Marina, la de Bayona (18 junio)

Autor: Adolfo Carreto

 

 

Para los gallegos, santa Mariña. Para mí, Marina, a secas. Y es que esta santa es de mi creación. Bueno, no tanto. Quiero decir que por no haber santa oficial en mi pueblo me puse a crearla con la pluma y salió una novela a la que titulé La canción de Marina. Aunque la creación literaria, a medias, sí es mía, la creación de Marina no, pues era tradición desde siglos atrás que la tal doncella sí existió, que sí tenía ganas de ella un marqués, al que bauticé como el Marqués de Pumareda, y que sí existía una ermita a la que se le dio su nombre, y en la que los pueblerinos creíamos que estaba enterrada, en la entraña de una peña abierta para protegerla del libidinoso marqués, y la que se cerró para que sus soldados no dieran con el cuerpo de la muchacha.
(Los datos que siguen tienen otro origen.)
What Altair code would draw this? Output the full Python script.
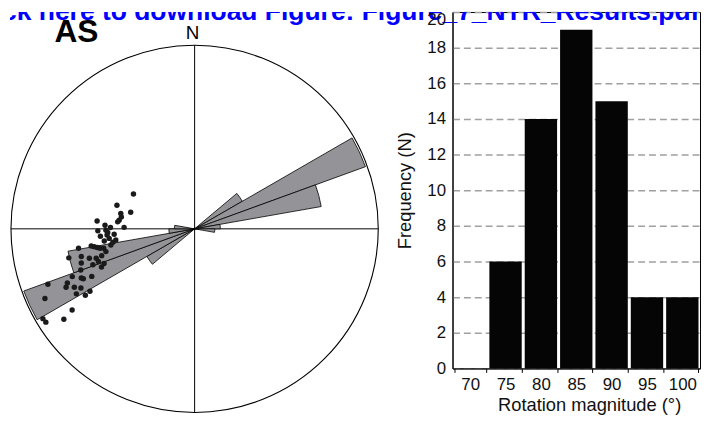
import altair as alt
import pandas as pd
import numpy as np

# ---------------- data ----------------
# Rose diagram (axial data, 10 degree sectors): sector start azimuth, relative frequency
sector_start = [50, 60, 70, 80, 90, 230, 240, 250, 260, 270]
sector_freq = [0.30, 0.99, 0.70, 0.14, 0.11, 0.30, 0.99, 0.70, 0.14, 0.11]

# Poles plotted on the net (projected coordinates, net radius = 1)
pt_east = [-0.333, -0.423, -0.348, -0.402, -0.399, -0.411, -0.419, -0.531, -0.384, -0.488,
           -0.458, -0.483, -0.527, -0.438, -0.513, -0.477, -0.429, -0.492, -0.465, -0.456,
           -0.495, -0.483, -0.563, -0.547, -0.531, -0.515, -0.632, -0.617, -0.573, -0.536,
           -0.506, -0.524, -0.554, -0.617, -0.685, -0.493, -0.507, -0.620, -0.560, -0.617,
           -0.606, -0.666, -0.693, -0.700, -0.655, -0.619, -0.644, -0.595, -0.570, -0.799,
           -0.815, -0.667, -0.712, -0.826, -0.810, -0.473, -0.445]
pt_north = [0.190, 0.128, 0.090, 0.084, 0.065, 0.047, 0.038, 0.043, 0.008, 0.020,
            0.007, -0.007, -0.011, -0.029, -0.040, -0.034, -0.061, -0.066, -0.052, -0.088,
            -0.106, -0.124, -0.093, -0.097, -0.102, -0.106, -0.106, -0.151, -0.160, -0.160,
            -0.146, -0.178, -0.196, -0.186, -0.158, -0.189, -0.208, -0.224, -0.259, -0.268,
            -0.272, -0.260, -0.295, -0.318, -0.318, -0.322, -0.354, -0.362, -0.340, -0.302,
            -0.379, -0.442, -0.492, -0.489, -0.508, -0.020, -0.073]

# Histogram of rotation magnitude
bins = [70, 75, 80, 85, 90, 95, 100]
counts = [0, 6, 14, 19, 15, 4, 4]

panel_label = "AS"
north_label = "N"
banner = "ck here to download Figure: Figure_7_NTR_Results.pdf"

# ---------------- styling ----------------
FONT = "Liberation Sans"
R_PX = 185.5
LEFT_W, LEFT_H = 447, 405
RIGHT_W, RIGHT_H = 250, 360

xs = alt.Scale(domain=[-186.5 / R_PX, (LEFT_W - 186.5) / R_PX], nice=False, zero=False)
ys = alt.Scale(domain=[-(LEFT_H - 219) / R_PX, 219 / R_PX], nice=False, zero=False)
ts = alt.Scale(type="linear", domain=[0, 360], range=[0, 2 * np.pi], nice=False, zero=False)
rs = alt.Scale(type="linear", domain=[0, 1], range=[0, R_PX], nice=False, zero=True)

one = pd.DataFrame({"k": [0]})
rose_df = pd.DataFrame({"a0": sector_start,
                        "a1": [s + 10 for s in sector_start],
                        "f": sector_freq})
pts_df = pd.DataFrame({"e": pt_east, "n": pt_north})
hist_df = pd.DataFrame({"bin": bins, "count": counts})
txt_df = pd.DataFrame({"t": [banner]})

circle = alt.Chart(one).mark_arc(filled=False, stroke="black", strokeWidth=1.1).encode(
    x=alt.XDatum(0, scale=xs, axis=None),
    y=alt.YDatum(0, scale=ys, axis=None),
    theta=alt.ThetaDatum(0, scale=ts),
    theta2=alt.Theta2Datum(360),
    radius=alt.value(R_PX),
)

cross_h = alt.Chart(one).mark_rule(color="black", strokeWidth=1).encode(
    x=alt.XDatum(-1, scale=xs, axis=None),
    x2=alt.X2Datum(1),
    y=alt.YDatum(0, scale=ys, axis=None),
)
cross_v = alt.Chart(one).mark_rule(color="black", strokeWidth=1).encode(
    y=alt.YDatum(-1, scale=ys, axis=None),
    y2=alt.Y2Datum(1),
    x=alt.XDatum(0, scale=xs, axis=None),
)

petals = alt.Chart(rose_df).mark_arc(fill="#949498", stroke="black", strokeWidth=0.8).encode(
    x=alt.XDatum(0, scale=xs, axis=None),
    y=alt.YDatum(0, scale=ys, axis=None),
    theta=alt.Theta("a0:Q", scale=ts, stack=None),
    theta2="a1:Q",
    radius=alt.Radius("f:Q", scale=rs),
)

points = alt.Chart(pts_df).mark_circle(size=30, color="#1a1a1a", opacity=1).encode(
    x=alt.X("e:Q", scale=xs, axis=None),
    y=alt.Y("n:Q", scale=ys, axis=None),
)

n_text = alt.Chart(one).mark_text(text=north_label, fontSize=19, font=FONT, align="center",
                                  baseline="alphabetic", color="black").encode(
    x=alt.XDatum(-0.012, scale=xs, axis=None),
    y=alt.YDatum(1.035, scale=ys, axis=None),
)
as_text = alt.Chart(one).mark_text(text=panel_label, fontSize=32, fontWeight="bold", font=FONT,
                                   align="left", baseline="alphabetic", color="black").encode(
    x=alt.XDatum(-0.763, scale=xs, axis=None),
    y=alt.YDatum(1.019, scale=ys, axis=None),
)

banner_left = alt.Chart(txt_df).mark_text(fontSize=26.7, fontWeight="bold", font=FONT, color="#0000ff",
                                          align="left", baseline="alphabetic", clip=True).encode(
    text="t:N", x=alt.value(-8), y=alt.value(8),
)

left = alt.layer(circle, cross_h, cross_v, petals, points, n_text, as_text, banner_left).properties(
    width=LEFT_W, height=LEFT_H, view=alt.ViewBackground(stroke="transparent")
)

bars = alt.Chart(hist_df).mark_bar(color="#050505").encode(
    x=alt.X("bin:O",
            scale=alt.Scale(paddingInner=0.085, paddingOuter=0.0425),
            axis=alt.Axis(title="Rotation magnitude (°)", labelAngle=0, tickBand="extent",
                          tickSize=4, tickColor="black", domainColor="black", labelPadding=4,
                          titlePadding=4, titleX=138, labelFontSize=17, titleFontSize=18.5,
                          titleFontWeight="normal", labelColor="#111", titleColor="#111",
                          labelFont=FONT, titleFont=FONT, grid=False)),
    y=alt.Y("count:Q",
            scale=alt.Scale(domain=[0, 20], nice=False),
            axis=alt.Axis(title="Frequency (N)", values=list(range(0, 21, 2)), ticks=False,
                          labelPadding=7, grid=True, gridDash=[7, 4], gridColor="#a0a0a0",
                          gridWidth=1.5, domainColor="black", titlePadding=13,
                          labelFontSize=17, titleFontSize=18.5, titleFontWeight="normal",
                          labelColor="#111", titleColor="#111", labelFont=FONT, titleFont=FONT,
                          labelBaseline=alt.condition("datum.value == 20", alt.value("top"), alt.value("middle")))),
)

banner_right = alt.Chart(txt_df).mark_text(fontSize=26.7, fontWeight="bold", font=FONT, color="#0000ff",
                                           align="left", baseline="alphabetic", clip=True).encode(
    text="t:N", x=alt.value(-455), y=alt.value(8),
)

right = alt.layer(bars, banner_right).properties(
    width=RIGHT_W, height=RIGHT_H, view=alt.ViewBackground(stroke="black", strokeWidth=1)
)

chart = alt.hconcat(left, right, spacing=0, bounds="flush").properties(padding=0).configure(font=FONT)

chart.save("out.html", embed_options={"renderer": "svg", "actions": False})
Los milagros comenzaron a aflorar luego de la muerte de la doncella. Antes no. Antes era una criatura original, hija de vasallo del marqués, pero hermosa por demás. Y como los marqueses, en aquella época, poseían el derecho a pernada, el resto ya se lo pueden imaginar. Se inventaron muchos portentos en torno a la joven, mas los que yo inventó para completar la historia, pues no hay nada mejor que una historia completada por uno mismo y según sus necesidades.
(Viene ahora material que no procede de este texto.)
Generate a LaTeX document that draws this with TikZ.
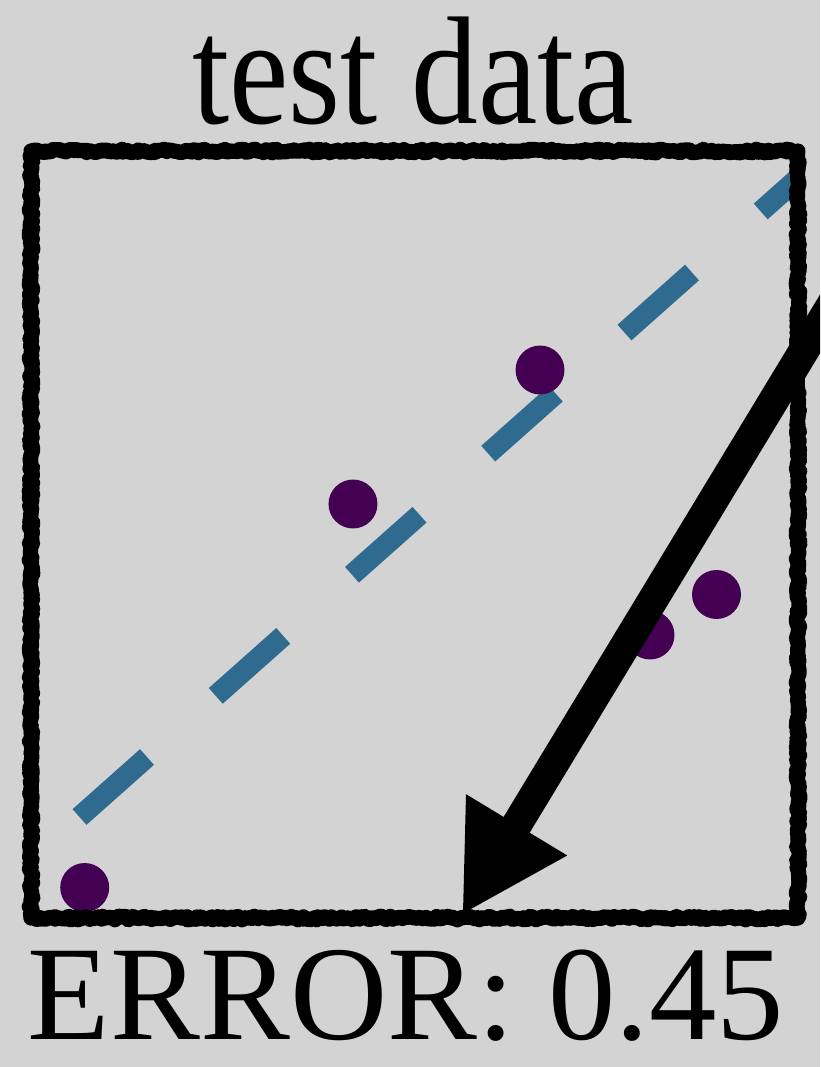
\documentclass[tikz,border=0pt]{standalone}
\usepackage{fontspec}
\setmainfont{Liberation Serif}
\usetikzlibrary{arrows.meta}
\usetikzlibrary{calc,positioning}
\usetikzlibrary{decorations.pathmorphing}

\definecolor{panelgray}{HTML}{D3D3D3}
\definecolor{fitblue}{HTML}{2F6B8E}
\definecolor{dotpurple}{HTML}{440154}

\tikzset{
  datadot/.style={circle, fill=dotpurple, inner sep=0pt, minimum size=41.8pt},
  chalk/.style={line width=#1, line join=round, decorate,
    decoration={random steps, segment length=2pt, amplitude=1.5pt}},
  bigtext/.style={anchor=base, inner sep=0pt, font=\fontsize{#1}{#1}\selectfont}
}

\begin{document}
\begin{tikzpicture}[x=0.3mm, y=-0.3mm]
    \fill[panelgray] (0,0) rectangle (820,1067);
    \clip (0,0) rectangle (820,1067);
    \pgfmathsetseed{7}
    % fitted line
    \coordinate (fitlo) at (79.5,817);
    \coordinate (fithi) at (798,178.3);
    \draw[fitblue, line width=17.9pt, dash pattern=on 77.1pt off 78.5pt] (fitlo) -- (fithi);
    % test points
    \node[datadot] (p1) at (84.7,887.5) {};
    \node[datadot] (p2) at (353,504) {};
    \node[datadot] (p3) at (540,370) {};
    \node[datadot] (p4) at (650,635) {};
    \node[datadot] (p5) at (716.5,594.5) {};
    % sketchy frame
    \draw[chalk=13pt] (31,151) rectangle (798,918);
    \draw[chalk=10pt] (31,151) rectangle (798,918);
    \node[bigtext=114pt] (title) at (413,124) {\scalebox{1}[1.15]{test data}};
    \node[bigtext=115pt] (error) at (406,1039) {ERROR: 0.45};
    % arrow
    \coordinate (arrowstart) at (840,291);
    \coordinate (arrowtip) at (462,915);
    \draw[line width=26pt, -{Triangle[length=90pt,width=94pt]}] (arrowstart) -- (arrowtip);
\end{tikzpicture}
\end{document}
Pero no, no es esta Marina la Mariña gallega, la pontevedresa, la que nació a la par con ocho hermanos más. Quiero decir, que su madre parió en el mismo parto a nueve muchachos, uno de los cuales fue Mariña.
Esta primera aparición en la escena es ya evidentemente milagrosa, sobre todo si estamos hablando del siglo X, tiempo en el cual todo podía aparentar milagroso. Pero lo auténticamente milagroso fue que tanto Marina como sus hermanos gemelos sobrevivieron a la decisión de su madre: deshacerse de ellos. Sospechaba la mujer que su vida estaba en peligro, y no por los dolores del parto sino por la mano enfurecida de su esposo, el cual, al regresar de sus andanzas guerreras, no creería que aquel manojo de muchachos eran de él. Irse a guerrear y retornar con el trofeo de nueve hijos de sopetón, y sin previo aviso, no parecía caber en las entendederas de nadie. Y por eso precisamente al madre de las criaturas tomó la decisión de deshacerse de ellas antes de que regresara el guerrero.
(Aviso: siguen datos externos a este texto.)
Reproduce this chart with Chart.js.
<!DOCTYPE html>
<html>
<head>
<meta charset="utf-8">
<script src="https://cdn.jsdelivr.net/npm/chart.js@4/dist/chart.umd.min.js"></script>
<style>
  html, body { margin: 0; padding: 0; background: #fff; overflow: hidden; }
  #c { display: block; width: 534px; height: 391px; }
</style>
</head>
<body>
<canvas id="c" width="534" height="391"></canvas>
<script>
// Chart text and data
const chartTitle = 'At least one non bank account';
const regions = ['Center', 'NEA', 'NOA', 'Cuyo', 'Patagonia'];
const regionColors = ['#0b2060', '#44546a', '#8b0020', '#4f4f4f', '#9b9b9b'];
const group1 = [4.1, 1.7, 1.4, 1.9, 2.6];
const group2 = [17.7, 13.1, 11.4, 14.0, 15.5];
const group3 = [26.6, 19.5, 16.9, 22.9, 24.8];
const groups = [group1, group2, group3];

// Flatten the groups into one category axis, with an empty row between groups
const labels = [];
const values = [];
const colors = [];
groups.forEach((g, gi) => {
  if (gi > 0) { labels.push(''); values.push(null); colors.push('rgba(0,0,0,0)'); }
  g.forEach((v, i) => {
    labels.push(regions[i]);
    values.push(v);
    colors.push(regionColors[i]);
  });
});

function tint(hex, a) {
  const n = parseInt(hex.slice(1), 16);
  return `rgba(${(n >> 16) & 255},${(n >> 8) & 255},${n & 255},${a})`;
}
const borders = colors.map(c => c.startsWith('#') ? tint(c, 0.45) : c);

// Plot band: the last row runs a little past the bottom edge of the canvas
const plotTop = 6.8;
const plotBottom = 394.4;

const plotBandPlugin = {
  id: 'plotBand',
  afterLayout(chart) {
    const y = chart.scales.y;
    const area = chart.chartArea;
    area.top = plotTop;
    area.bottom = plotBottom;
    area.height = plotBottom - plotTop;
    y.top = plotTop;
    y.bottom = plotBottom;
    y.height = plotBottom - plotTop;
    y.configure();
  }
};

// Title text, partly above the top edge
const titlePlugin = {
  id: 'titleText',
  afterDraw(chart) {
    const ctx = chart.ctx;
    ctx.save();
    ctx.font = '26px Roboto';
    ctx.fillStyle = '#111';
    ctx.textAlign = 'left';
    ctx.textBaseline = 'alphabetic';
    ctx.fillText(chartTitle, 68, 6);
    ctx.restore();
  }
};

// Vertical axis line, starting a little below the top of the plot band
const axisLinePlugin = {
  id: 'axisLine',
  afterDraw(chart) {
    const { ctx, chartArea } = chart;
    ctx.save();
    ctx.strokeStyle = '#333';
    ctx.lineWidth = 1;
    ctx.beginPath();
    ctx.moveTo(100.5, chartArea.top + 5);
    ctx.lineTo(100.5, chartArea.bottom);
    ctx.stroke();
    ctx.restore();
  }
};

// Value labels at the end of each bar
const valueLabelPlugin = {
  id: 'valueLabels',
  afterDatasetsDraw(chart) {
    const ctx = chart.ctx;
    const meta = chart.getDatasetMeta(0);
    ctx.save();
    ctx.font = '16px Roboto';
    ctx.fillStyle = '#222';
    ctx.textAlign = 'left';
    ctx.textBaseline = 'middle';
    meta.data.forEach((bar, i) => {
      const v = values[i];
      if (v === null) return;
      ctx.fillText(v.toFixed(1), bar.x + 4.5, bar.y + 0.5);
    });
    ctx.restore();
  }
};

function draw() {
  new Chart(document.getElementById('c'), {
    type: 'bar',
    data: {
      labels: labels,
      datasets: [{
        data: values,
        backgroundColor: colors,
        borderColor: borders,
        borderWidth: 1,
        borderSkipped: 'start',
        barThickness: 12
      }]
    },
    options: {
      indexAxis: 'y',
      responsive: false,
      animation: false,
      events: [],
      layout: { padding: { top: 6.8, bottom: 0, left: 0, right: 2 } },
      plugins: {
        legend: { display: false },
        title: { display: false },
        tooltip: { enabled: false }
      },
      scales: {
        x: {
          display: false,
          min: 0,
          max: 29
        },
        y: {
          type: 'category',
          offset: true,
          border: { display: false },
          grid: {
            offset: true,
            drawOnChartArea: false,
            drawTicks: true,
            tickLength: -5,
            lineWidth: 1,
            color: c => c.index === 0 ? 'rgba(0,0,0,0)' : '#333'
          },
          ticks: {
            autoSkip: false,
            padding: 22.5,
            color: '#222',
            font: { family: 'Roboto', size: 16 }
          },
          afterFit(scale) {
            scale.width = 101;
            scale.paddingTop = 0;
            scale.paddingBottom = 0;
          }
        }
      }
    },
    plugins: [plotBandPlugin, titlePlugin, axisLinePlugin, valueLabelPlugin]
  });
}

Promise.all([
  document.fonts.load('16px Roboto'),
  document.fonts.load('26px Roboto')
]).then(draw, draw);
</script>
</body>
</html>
Se las entregó a una criada para que las hiciera desaparecer. La criada no cumplió el mandato. ¿Cómo deshacerse de aquellas criaturas solamente por un posible mal entendido entre esposa y esposo?. Así es que no las arrojó al río Miso sino que las distribuyó por la comarca, en manos de personas de mejor corazón.
Y así crecieron los muchachos. Crecieron cristianos. Y cuando su padre, pagano, intentó que abandonaran la religión, luego de enterarse de que eran sus hijos, algunos de ellos se plantaron. Entre ellos Mariña y otra hermana. Cárcel en primera instancia. Intentos de convencimiento luego. Y después, el martirio. Al fin y al cabo los lazos afectivos entre padre e hijas no eran tan consistentes. Y ambas hermanas terminaron, a la edad de 20º años, siendo degolladas por orden paterna.
Cabe esta historia, por supuesto, en una novela, como cabe la de Marina, la mía, la que se encerró en la entraña de una peña para que las pezuñas de los caballos de los soldados del marqués de Pumareda no la alcanzaran.
Sospecho que ninguna de las dos Marinas son reales. Pero ¿quién convence a mis paisanos que la que yo recree en mi novela no es auténtica, si allí está la peña, allí está la ermita y hasta ella todavía nos encaminamos para rezarle?